Князь Понятовский сказал мне, чтоб насчет службы я отнесся к полковнику Раутенштрауху, управлявшему, кажется, всеми письменными делами и всем механизмом Военного министерства, примолвив, что ему даны уже на этот счет приказания. Прощаясь со мною, князь пригласил меня к себе на воскресенье в концерт; — помню, что в первый раз обедал я у князя в четверг.
На другой день я явился в канцелярию к полковнику Раутенштрауху. Он известен был точностью по службе, знанием дела и холодностью в обращении. Он принял меня сухо и сказал, что в конце будущей недели даст мне решительный ответ.
В концерте у князя Понятовского собран был весь большой свет Варшавы и можно сказать всей Польши, потому что все богатые фамилии и почти вся старинная аристократа проживала в Варшаве от конца осени до весны. Красавиц было множество. Тогда введено было в моду говорить в обществах не иначе, как природным языком. По-французски говорили только с французами. Все комнаты наполнены были гостями, и в большой зале играли кантату композиции, помнится, капельмейстера Эльснера на слова Немцевича. По другим комнатам составились группы. Я пристал к одной группе, в которой один офицер, прибывший на укомплектование полков, находившихся в Испании, рассказывал о кровавых битвах, нравах испанцев, красоте испанок и тому подобное. Меня это воспламеняло.
Когда я явился к Раутенштрауху, он сказал мне, что при всем своем желании исполнить приказание князя он не может отыскать для меня места. «После кампании 1809 года, — сказал он мне, — более пятисот человек унтер-офицеров, дворян, имеют первое право на занятие офицерских вакансий, и все сражавшиеся в рядах польских ждут производства в высший чин по очереди. Если б вы прибыли к нам до кампании, когда мы нуждались в опытных офицерах, бывших уже в огне, то вас бы немедленно приняли высшим чином. Товарищ ваш Дембовский принят прямо капитаном и заслужил чин подполковника на поле сражения. Кроме того, из полков, находящихся в Испании, и из польской гвардий Наполеона нам беспрестанно присылают списки кандидатов на офицерские места. Вакансии вовсе нет. Подождите! Предполагается, с января будущего года, формировать два новых полка пехоты и я надеюсь сберечь для вас место подпоручика»[189].
«Покорно благодарю! — отвечал я, — но для пехотной службы я не создан и беспокоить ни князя, ни вас больше не намерен», — я раскланялся и вышел, раздосадованный обманутой надеждой.

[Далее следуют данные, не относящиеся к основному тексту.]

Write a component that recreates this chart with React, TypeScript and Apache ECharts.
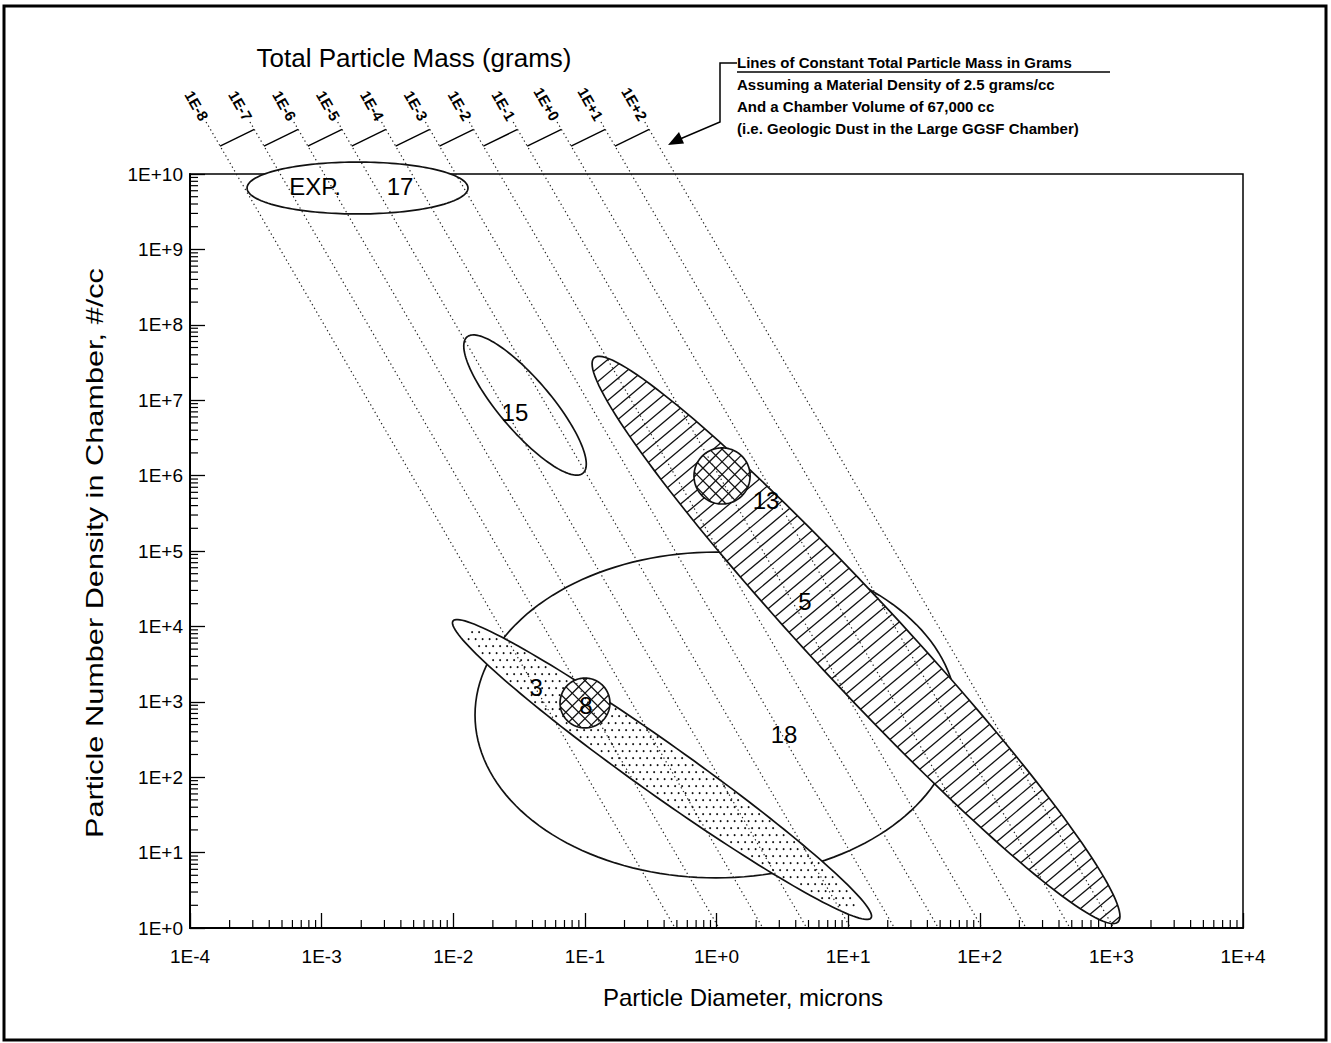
import React, { useEffect, useRef } from "react";
import * as echarts from "echarts";

// ---- axis ticks (exponents of ten) ----
const xTickExponents = [-4, -3, -2, -1, 0, 1, 2, 3, 4];
const yTickExponents = [0, 1, 2, 3, 4, 5, 6, 7, 8, 9, 10];
const minorMultipliers = [2, 3, 4, 5, 6, 7, 8, 9];

// ---- lines of constant total particle mass ----
const massValues = [1e-8, 1e-7, 1e-6, 1e-5, 1e-4, 1e-3, 1e-2, 1e-1, 1e0, 1e1, 1e2];
const massLabels = ["1E-8", "1E-7", "1E-6", "1E-5", "1E-4", "1E-3", "1E-2", "1E-1", "1E+0", "1E+1", "1E+2"];
const materialDensity = 2.5; // grams/cc
const chamberVolume = 67000; // cc
const massLineTopN = 4.9e10; // where the dotted lines start (above the frame)
const massStepLowN = 2.35e10; // small connecting segments
const massStepHighN = 3.9e10;

// ---- experiment regions (ellipses) ----
const regionNames = ["18", "15", "EXP. 17", "3", "5", "13", "8"];
const regionCenterD = [0.991, 0.0351, 0.001874, 0.3855, 11.48, 1.102, 0.1002];
const regionCenterN = [668, 8.63e6, 6.52e9, 126.5, 6607, 9.89e5, 964];
const regionAxisEndD = [67.1, 0.0968, 0.01294, 14.93, 1122, 1.8, 0.155];
const regionAxisEndN = [668, 1.08e6, 6.52e9, 1.358, 1.2, 9.89e5, 964];
const regionAspect = [0.676, 0.29, 0.235, 0.1, 0.115, 1, 1];
const regionFill = ["plain", "plain", "plain", "stipple", "hatch", "cross", "cross"];

// ---- region labels ----
const labelTexts = ["EXP.", "17", "15", "13", "5", "3", "8", "18"];
const labelD = [8.91e-4, 3.94e-3, 0.0294, 2.38, 4.7, 0.0426, 0.102, 3.26];
const labelN = [6.93e9, 6.93e9, 6.97e6, 4.74e5, 2.17e4, 1570, 906, 363];

const FONT = '"Liberation Sans", Arial, Helvetica, sans-serif';

export default function App() {
  const ref = useRef<HTMLDivElement>(null);

  useEffect(() => {
    if (!ref.current) return;
    const chart = echarts.init(ref.current, null, { renderer: "svg" });
    const L = Math.log10;
    const K = -L(materialDensity * chamberVolume * (Math.PI / 6) * 1e-12);
    const lineX = (M: number, logN: number) => (L(M) + K - logN) / 3;
    const fmt = (v: number) => `1E${v < 0 ? "-" : "+"}${Math.abs(Math.round(v))}`;
    const INK = "#111";

    const minorData: number[][] = [];
    xTickExponents.slice(0, -1).forEach((e) =>
      minorMultipliers.forEach((k) => minorData.push([e + L(k), 0, 0]))
    );
    yTickExponents.slice(0, -1).forEach((e) =>
      minorMultipliers.forEach((k) => minorData.push([-4, e + L(k), 1]))
    );

    const regionRender = (params: any, api: any) => {
      const i = params.dataIndex;
      const c = api.coord([L(regionCenterD[i]), L(regionCenterN[i])]);
      const e = api.coord([L(regionAxisEndD[i]), L(regionAxisEndN[i])]);
      let ux = e[0] - c[0];
      let uy = e[1] - c[1];
      const a = Math.hypot(ux, uy);
      ux /= a;
      uy /= a;
      const vx = -uy;
      const vy = ux;
      const b = a * regionAspect[i];
      const pts: number[][] = [];
      for (let k = 0; k < 160; k++) {
        const t = (2 * Math.PI * k) / 160;
        pts.push([
          c[0] + ux * a * Math.cos(t) + vx * b * Math.sin(t),
          c[1] + uy * a * Math.cos(t) + vy * b * Math.sin(t),
        ]);
      }
      const children: any[] = [
        { type: "polygon", shape: { points: pts }, style: { fill: "#fff", stroke: null } },
      ];
      const hatch = (wx: number, wy: number, spacing: number, lw: number) => {
        const nx = -wy;
        const ny = wx;
        const dx = wx * ux + wy * uy;
        const dy = wx * vx + wy * vy;
        for (let s = -a; s <= a; s += spacing) {
          const qx = nx * s;
          const qy = ny * s;
          const lx = qx * ux + qy * uy;
          const ly = qx * vx + qy * vy;
          const A = (dx * dx) / (a * a) + (dy * dy) / (b * b);
          const B = 2 * ((lx * dx) / (a * a) + (ly * dy) / (b * b));
          const C = (lx * lx) / (a * a) + (ly * ly) / (b * b) - 1;
          const disc = B * B - 4 * A * C;
          if (disc <= 0) continue;
          const t1 = (-B - Math.sqrt(disc)) / (2 * A);
          const t2 = (-B + Math.sqrt(disc)) / (2 * A);
          children.push({
            type: "line",
            shape: {
              x1: c[0] + qx + wx * t1,
              y1: c[1] + qy + wy * t1,
              x2: c[0] + qx + wx * t2,
              y2: c[1] + qy + wy * t2,
            },
            style: { stroke: INK, lineWidth: lw },
          });
        }
      };
      const f = regionFill[i];
      if (f === "hatch") {
        const ang = (40 * Math.PI) / 180;
        hatch(Math.cos(ang), -Math.sin(ang), 10.5, 1.3);
      } else if (f === "cross") {
        hatch(Math.SQRT1_2, -Math.SQRT1_2, 9, 1.3);
        hatch(Math.SQRT1_2, Math.SQRT1_2, 9, 1.3);
      } else if (f === "stipple") {
        const step = 7;
        let row = 0;
        for (let y = c[1] - a; y <= c[1] + a; y += step, row++) {
          for (let x = c[0] - a + (row % 2) * (step / 2); x <= c[0] + a; x += step) {
            const px = x - c[0];
            const py = y - c[1];
            const lx = px * ux + py * uy;
            const ly = px * vx + py * vy;
            if ((lx * lx) / (a * a) + (ly * ly) / (b * b) < 0.88) {
              children.push({
                type: "circle",
                shape: { cx: x, cy: y, r: 1.05 },
                style: { fill: "#111" },
              });
            }
          }
        }
      }
      children.push({
        type: "polygon",
        shape: { points: pts },
        style: { fill: null, stroke: INK, lineWidth: 1.7 },
      });
      return { type: "group", children };
    };

    const massRender = (params: any, api: any) => {
      const i = params.dataIndex;
      const M = massValues[i];
      const topLog = L(massLineTopN);
      const top = api.coord([lineX(M, topLog), topLog]);
      const bot = api.coord([lineX(M, 0), 0]);
      const ang = Math.atan2(bot[1] - top[1], bot[0] - top[0]);
      const children: any[] = [
        {
          type: "line",
          shape: { x1: top[0], y1: top[1], x2: bot[0], y2: bot[1] },
          style: { stroke: "#222", lineWidth: 1.2, lineDash: [1.3, 3] },
        },
        {
          type: "text",
          x: top[0] - 3 * Math.cos(ang),
          y: top[1] - 3 * Math.sin(ang),
          rotation: -ang,
          style: {
            text: massLabels[i],
            fontSize: 15,
            fontWeight: "bold",
            fontFamily: FONT,
            fill: "#000",
            align: "right",
            verticalAlign: "middle",
          },
        },
      ];
      if (i < massValues.length - 1) {
        const lo = L(massStepLowN);
        const hi = L(massStepHighN);
        const p1 = api.coord([lineX(M, lo), lo]);
        const p2 = api.coord([lineX(massValues[i + 1], hi), hi]);
        children.push({
          type: "line",
          shape: { x1: p1[0], y1: p1[1], x2: p2[0], y2: p2[1] },
          style: { stroke: "#000", lineWidth: 1.4 },
        });
      }
      return { type: "group", children };
    };

    const option: any = {
      animation: false,
      backgroundColor: "#fff",
      grid: {
        left: 190,
        top: 174,
        width: 1053,
        height: 754,
        show: true,
        borderColor: "#000",
        borderWidth: 1.5,
        backgroundColor: "transparent",
      },
      xAxis: {
        type: "value",
        min: -4,
        max: 4,
        interval: 1,
        axisLine: { onZero: false, lineStyle: { color: "#000", width: 2 } },
        axisTick: { inside: true, length: 15, lineStyle: { color: "#000", width: 1.3 } },
        axisLabel: { formatter: fmt, margin: 19, color: "#000", fontSize: 19, fontFamily: FONT },
        splitLine: { show: false },
      },
      yAxis: {
        type: "value",
        min: 0,
        max: 10,
        interval: 1,
        axisLine: { onZero: false, lineStyle: { color: "#000", width: 2 } },
        axisTick: { inside: true, length: 15, lineStyle: { color: "#000", width: 1.3 } },
        axisLabel: { formatter: fmt, margin: 7, color: "#000", fontSize: 19, fontFamily: FONT },
        splitLine: { show: false },
      },
      graphic: [
        {
          type: "rect",
          shape: { x: 4, y: 6, width: 1322, height: 1034 },
          style: { fill: null, stroke: "#000", lineWidth: 3 },
          silent: true,
        },
        {
          type: "text",
          x: 414,
          y: 58,
          style: {
            text: "Total Particle Mass (grams)",
            fontSize: 26,
            fontFamily: FONT,
            fill: "#000",
            align: "center",
            verticalAlign: "middle",
          },
        },
        ...[
          "Lines of Constant Total Particle Mass in Grams",
          "Assuming a Material Density of 2.5 grams/cc",
          "And a Chamber Volume of 67,000 cc",
          "(i.e. Geologic Dust in the Large GGSF Chamber)",
        ].map((t, k) => ({
          type: "text",
          x: 737,
          y: 62 + k * 22,
          style: {
            text: t,
            fontSize: 15,
            fontWeight: "bold",
            fontFamily: FONT,
            fill: "#000",
            align: "left",
            verticalAlign: "middle",
          },
        })),
        {
          type: "line",
          shape: { x1: 737, y1: 72, x2: 1110, y2: 72 },
          style: { stroke: "#000", lineWidth: 1.5 },
        },
        {
          type: "polyline",
          shape: { points: [[737, 63], [720, 63], [720, 122], [680, 139]] },
          style: { stroke: "#000", lineWidth: 1.5, fill: null },
        },
        {
          type: "polygon",
          shape: { points: [[668, 145], [684, 143.5], [679, 132]] },
          style: { fill: "#000" },
        },
        {
          type: "text",
          x: 743,
          y: 997,
          style: {
            text: "Particle Diameter, microns",
            fontSize: 24,
            fontFamily: FONT,
            fill: "#000",
            align: "center",
            verticalAlign: "middle",
          },
        },
        {
          type: "text",
          x: 95,
          y: 553,
          rotation: Math.PI / 2,
          scaleX: 1.28,
          style: {
            text: "Particle Number Density in Chamber, #/cc",
            fontSize: 24,
            fontFamily: FONT,
            fill: "#000",
            align: "center",
            verticalAlign: "middle",
          },
        },
      ],
      series: [
        {
          type: "custom",
          name: "minor ticks",
          silent: true,
          z: 3,
          renderItem: (params: any, api: any) => {
            const p = api.coord([api.value(0), api.value(1)]);
            const isY = api.value(2) === 1;
            return {
              type: "line",
              shape: isY
                ? { x1: p[0], y1: p[1], x2: p[0] + 8, y2: p[1] }
                : { x1: p[0], y1: p[1], x2: p[0], y2: p[1] - 8 },
              style: { stroke: "#000", lineWidth: 1.2 },
            };
          },
          data: minorData,
        },
        {
          type: "custom",
          name: "regions",
          silent: true,
          clip: false,
          z: 4,
          renderItem: regionRender,
          data: regionNames.map((_, i) => [L(regionCenterD[i]), L(regionCenterN[i])]),
        },
        {
          type: "custom",
          name: "mass lines",
          silent: true,
          clip: false,
          z: 5,
          renderItem: massRender,
          data: massValues.map((M) => [lineX(M, 0), 0]),
        },
        {
          type: "custom",
          name: "region labels",
          silent: true,
          clip: false,
          z: 6,
          renderItem: (params: any, api: any) => {
            const i = params.dataIndex;
            const p = api.coord([L(labelD[i]), L(labelN[i])]);
            return {
              type: "text",
              x: p[0],
              y: p[1],
              style: {
                text: labelTexts[i],
                fontSize: 24,
                fontFamily: FONT,
                fill: "#000",
                align: "center",
                verticalAlign: "middle",
              },
            };
          },
          data: labelTexts.map((_, i) => [L(labelD[i]), L(labelN[i])]),
        },
      ],
    };

    chart.setOption(option);
    return () => chart.dispose();
  }, []);

  return (
    <div
      ref={ref}
      style={{ position: "fixed", left: 0, top: 0, width: 1331, height: 1043, background: "#fff" }}
    />
  );
}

Однако ж, Раутенштраух говорил правду. Кандидатов в офицеры было на армию в 300 000 человек, а в наборе солдат было большое затруднение. Бывшие в кампании 1809 года против австрийцев офицеры, как мне казалось, слишком высоко оценивали свои заслуги, и я без всякой причины нажил бы себе врагов, если б стал многим на голову, как говорится по-военному, то есть, если б занял высшее место. Раздумав хорошенько, я успокоился.
Многие устают от деятельности, а я всегда изнемогаю от бездействия. Мне скоро надоела эта рассеянная жизнь в Варшаве. Ни с кем не посоветовавшись и ни с кем не простясь, я взял паспорт и отправился в Париж! — С этой минуты начинаются мои странствования.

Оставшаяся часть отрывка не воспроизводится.